Monday, November 1, 2010

What plans does Holden make with Sally in The Catcher in the Rye by J.D. Salinger?

The only plans Holden makes with Sally Hayes are for him to come to her house and help her decorate her family's Christmas tree. When they are sitting at a table by the skating rink in Chapter 17, she says,



"Look. I have to know. Are you or aren't you coming over to help me trim the tree Christmas Eve? I have to know."



Holden replies,



"I wrote you I would. You've asked me that about twenty times. Sure, I am."



Then Holden comes up with a truly wild plan. He wants Sally to run away with him immediately. It is not too different from his fantasy about being a catcher in the rye.



"We'll stay in these cabin camps until the dough runs out. I could get a job somewhere, and we could live somewhere with a brook and all and, later on, we could get married or something."



Holden has assets in the bank of about $180. Sally would not for a moment consider such a wild suggestion. Holden himself realizes that he doesn't even like this girl, and he can't understand why he is saying what he says. holden and Sally end up quarreling, and it looks as if he won't even be coming to her house to help trim her Christmas tree. 


In Chapter 17, more than anywhere else, Holden vents his hatred and disgust with everything. Perhaps he knows Sally better than most of the other people he deals with in the book. They appear to have known each other for a long time and to have some sort of very fragile bond because they have done a lot of necking and have been on a number of dates. Despite the time she has spent with Holden, Sally is a million miles away from sympathizing with Holden's feelings about the world they live in. She is fairly content with things the way they are. She is far from being a rebel like Holden. She is truly admirable in the sensitive way she listens to him and handles his tantrum. She may be a phony, but she has some very good qualities, which Holden may appreciate on some unconscious level. It may be because he knows she cares for him a little that he confides in her and makes his wildly impractical proposal to run away together and get married on $180, especially when he is only sixteen and she is similar in age.

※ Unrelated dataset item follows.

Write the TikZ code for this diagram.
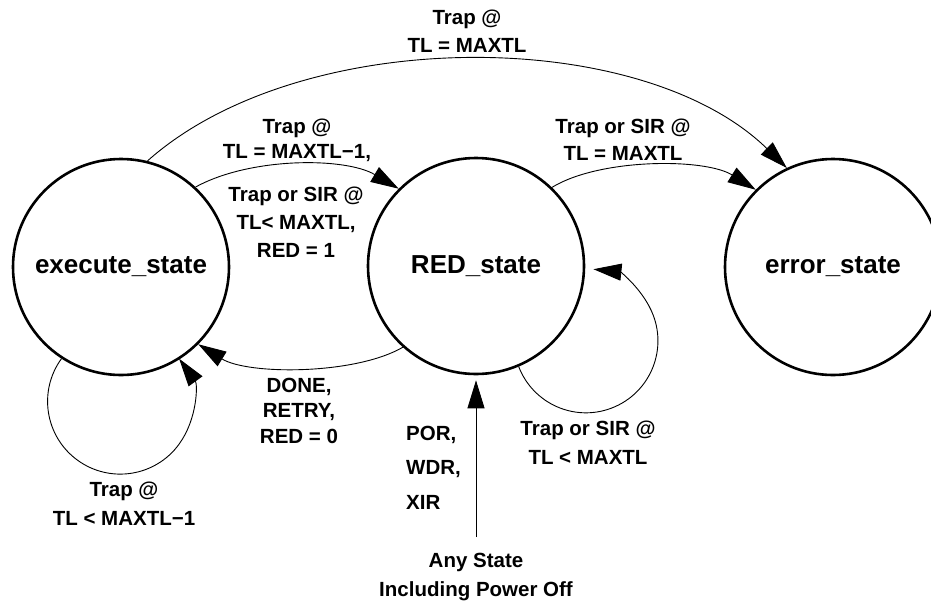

We can sympathize with Holden for wanting to break free, but we can also sympathize with Sally, who not only has more sense than Holden but also handles him so diplomatically. In the end, they have not really planned anything. It was his plan to go see Alfred Lunt and Lynn Fontanne. It was her plan to go ice-skating at Radio City. It was his plan to run away together to Massachusetts or Vermont. Holden seems to get along better with Sally Hayes than he does with most of the characters in the book, yet they end up hating each other. Much of The Catcher in the Rye is about Holden's disappointing encounters with other people. The only person with whom he seems to relate successfully is with his little sister Phoebe.